Juggling her schedule as a part-time security guard, weekend caretaker and
full-time mother, she went searching for legal help. The City's volunteer
legal services program took her case for free.

One of Mabanag's attorneys, Carolyn Burton, tried to negotiate with the
city attorney's office, which represented the Housing Authority.

Burton asked whether Mabanag could stay if she signed an agreement never
again to let the guest in her home. Mabanag consented to warrantless
searches to assure that no drug activity was going on.

"After all, she had nothing to fear," Burton said. "She was innocent."

But the city attorney's office rejected the offer.
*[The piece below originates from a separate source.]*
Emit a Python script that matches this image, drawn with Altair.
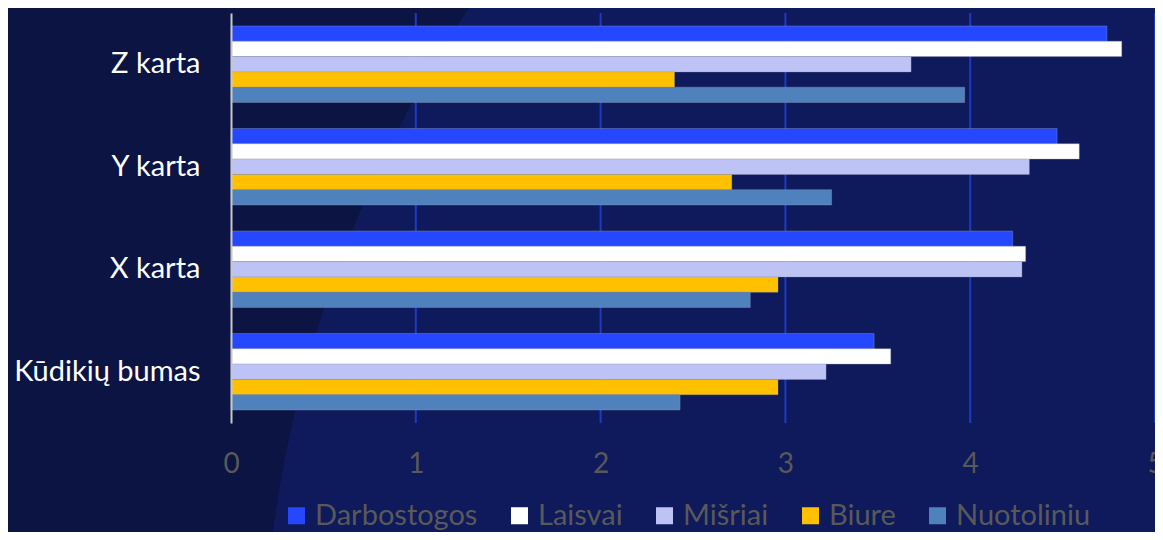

Matt Davis, the deputy city attorney who oversaw the prosecution, said he
reviewed the case and determined that Mabanag should have known that her
guest had a drug habit. The guest was found wandering the complex under the
influence of heroin, he said.

"Public housing is a privilege, not a right," he said. "Do people have to
live with crime just because they're poor?"

Police seized balloons filled with heroin and cocaine, hypodermic needles
and other paraphernalia associated with drug use that "showed she shouldn't
have allowed that woman to stay there," Davis said.

During a three-day trial, two weeks before Christmas 1997, lawyers on both
sides agreed on virtually all the facts. They concurred that drugs were
found in the apartment, that Mabanag's friend possessed them and that she
and her children were not in the apartment at the time.

But they disagreed over who was responsible.

Mabanag's lawyers said the jury must find she had direct knowledge of her
friend's drug use to sustain an eviction.

"How are they making public housing safer by getting rid of tenants who did
nothing wrong?" said Burton. "You can't be the keeper of everything you
don't know about. (The one-strike policy) is zero tolerance, not zero
common sense."

The Housing Authority not only argued Mabanag knew of her friend's drug
use, but also said they had the right to oust her regardless of what she
knew. "Good cause requires that the grounds for eviction are fa wrote
Deputy City Attorney Scott Rennie in court papers. He contended that
Mabanag knew of her friend's drug problem and chose to ignore it.

Jurors disagreed.

In its unanimous verdict, the jury found that although the guest had
possessed illegal drugs, Mabanag had no actual knowledge of the drugs and
should not be evicted.

Hearing the decision, Mabanag wept.

"There were a few tears shed by all of us," said Kathy Pugh, one of her
lawyers.

Mabanag says that despite the verdict, her life will never be the same.

"I'm scared now," she said. "Someone knocks on my door and I get nervous. I
don't let anyone come into my house anymore."